SUPPLIED INFORMATION
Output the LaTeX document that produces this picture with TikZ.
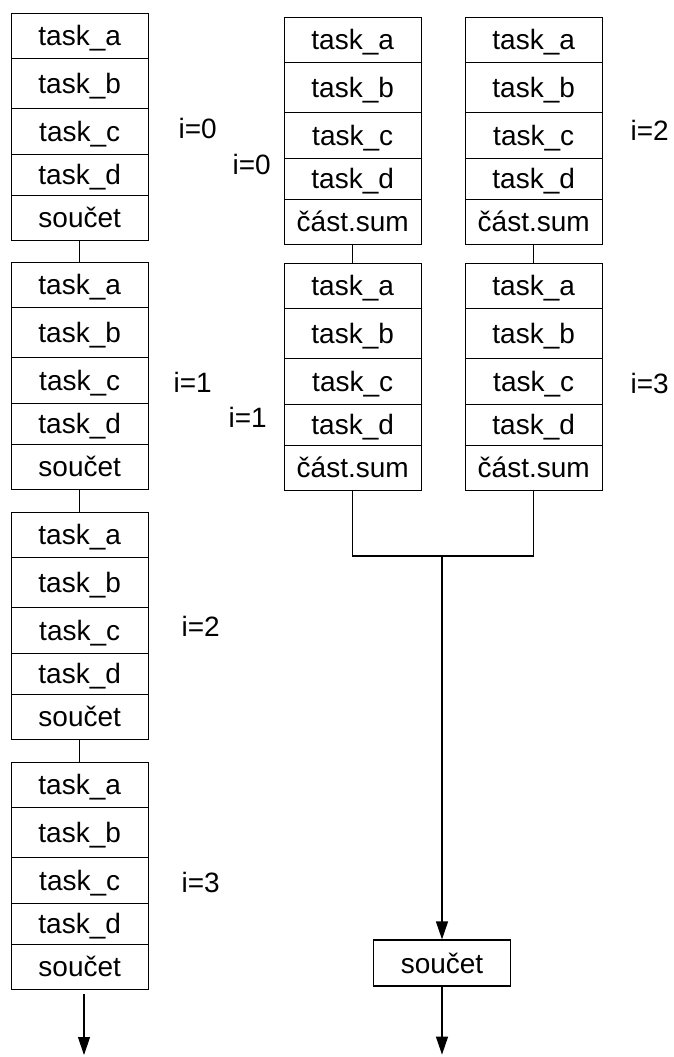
\documentclass[tikz,border=0pt]{standalone}
\usepackage{fontspec}
\setmainfont{Liberation Sans}
\usetikzlibrary{matrix, arrows.meta}

\tikzset{
  stack/.style={matrix of nodes,
         nodes={rectangle, draw,
                minimum width=137pt, text height=20pt, text depth=0pt,
                inner sep=0pt, outer sep=0pt,
                anchor=center},
         row sep=-\pgflinewidth,
         inner sep=0pt,
         anchor=north west,
         row 1/.style={nodes={minimum height=45pt}},
         row 2/.style={nodes={minimum height=50pt}},
         row 3/.style={nodes={minimum height=46pt}},
         row 4/.style={nodes={minimum height=41pt}},
         row 5/.style={nodes={minimum height=45pt}},
         },
  lbl/.style={anchor=west, inner sep=0pt},
  arr/.style={-{Triangle[length=18pt, width=12pt]}},
}

\begin{document}
\begin{tikzpicture}[x=1pt, y=-1pt, line width=1.2pt,
                    font=\fontsize{28}{30}\selectfont]
\useasboundingbox (0,0) rectangle (673,1057);
% sequential loop, left
\foreach \n/\y in {1/12, 2/261, 3/511, 4/761}
{
\matrix [stack] (s\n) at (10,\y)
{
task\_a \\
task\_b \\
task\_c \\
task\_d \\
součet  \\
};
}
\foreach \a/\b in {1/2, 2/3, 3/4}
    \draw (s\a-5-1.south) -- (s\b-1-1.north);
\node[lbl] (ls1) at (178,128) {i=0};
\node[lbl] (ls2) at (173,382) {i=1};
\node[lbl] (ls3) at (181,626) {i=2};
\node[lbl] (ls4) at (181,882) {i=3};
\coordinate (outL) at (84,1055);
\draw[arr] ([yshift=-5pt]outL |- s4-5-1.south) -- (outL);
% parallel threads, right
\foreach \c/\x in {a/283, b/464}
{
\foreach \n/\y in {1/16, 2/262}
{
\matrix [stack] (\c\n) at (\x,\y)
{
task\_a \\
task\_b \\
task\_c \\
task\_d \\
část.sum \\
};
}
\draw (\c1-5-1.south) -- (\c2-1-1.north);
}
\node[lbl] (la1) at (232,164) {i=0};
\node[lbl] (la2) at (228,417) {i=1};
\node[lbl] (lb1) at (630,130) {i=2};
\node[lbl] (lb2) at (630,383) {i=3};
% reduction
\coordinate (join) at (442,556);
\node[draw, minimum width=137pt, minimum height=46pt,
      text height=20pt, text depth=0pt, inner sep=0pt] (sum) at (442,963) {součet};
\draw (a2-5-1.south) |- (join) -| (b2-5-1.south);
\draw[arr] (join) -- (sum.north);
\draw[arr] (sum.south) -- ++(0,68);
\end{tikzpicture}
\end{document}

WHAT THE EXERCISE ASKS
Write the lines above out again exactly, without any of their pictures.

CORRECT OUTPUT
Output the LaTeX document that produces this picture with TikZ.
\documentclass[tikz,border=0pt]{standalone}
\usepackage{fontspec}
\setmainfont{Liberation Sans}
\usetikzlibrary{matrix, arrows.meta}

\tikzset{
  stack/.style={matrix of nodes,
         nodes={rectangle, draw,
                minimum width=137pt, text height=20pt, text depth=0pt,
                inner sep=0pt, outer sep=0pt,
                anchor=center},
         row sep=-\pgflinewidth,
         inner sep=0pt,
         anchor=north west,
         row 1/.style={nodes={minimum height=45pt}},
         row 2/.style={nodes={minimum height=50pt}},
         row 3/.style={nodes={minimum height=46pt}},
         row 4/.style={nodes={minimum height=41pt}},
         row 5/.style={nodes={minimum height=45pt}},
         },
  lbl/.style={anchor=west, inner sep=0pt},
  arr/.style={-{Triangle[length=18pt, width=12pt]}},
}

\begin{document}
\begin{tikzpicture}[x=1pt, y=-1pt, line width=1.2pt,
                    font=\fontsize{28}{30}\selectfont]
\useasboundingbox (0,0) rectangle (673,1057);
% sequential loop, left
\foreach \n/\y in {1/12, 2/261, 3/511, 4/761}
{
\matrix [stack] (s\n) at (10,\y)
{
task\_a \\
task\_b \\
task\_c \\
task\_d \\
součet  \\
};
}
\foreach \a/\b in {1/2, 2/3, 3/4}
    \draw (s\a-5-1.south) -- (s\b-1-1.north);
\node[lbl] (ls1) at (178,128) {i=0};
\node[lbl] (ls2) at (173,382) {i=1};
\node[lbl] (ls3) at (181,626) {i=2};
\node[lbl] (ls4) at (181,882) {i=3};
\coordinate (outL) at (84,1055);
\draw[arr] ([yshift=-5pt]outL |- s4-5-1.south) -- (outL);
% parallel threads, right
\foreach \c/\x in {a/283, b/464}
{
\foreach \n/\y in {1/16, 2/262}
{
\matrix [stack] (\c\n) at (\x,\y)
{
task\_a \\
task\_b \\
task\_c \\
task\_d \\
část.sum \\
};
}
\draw (\c1-5-1.south) -- (\c2-1-1.north);
}
\node[lbl] (la1) at (232,164) {i=0};
\node[lbl] (la2) at (228,417) {i=1};
\node[lbl] (lb1) at (630,130) {i=2};
\node[lbl] (lb2) at (630,383) {i=3};
% reduction
\coordinate (join) at (442,556);
\node[draw, minimum width=137pt, minimum height=46pt,
      text height=20pt, text depth=0pt, inner sep=0pt] (sum) at (442,963) {součet};
\draw (a2-5-1.south) |- (join) -| (b2-5-1.south);
\draw[arr] (join) -- (sum.north);
\draw[arr] (sum.south) -- ++(0,68);
\end{tikzpicture}
\end{document}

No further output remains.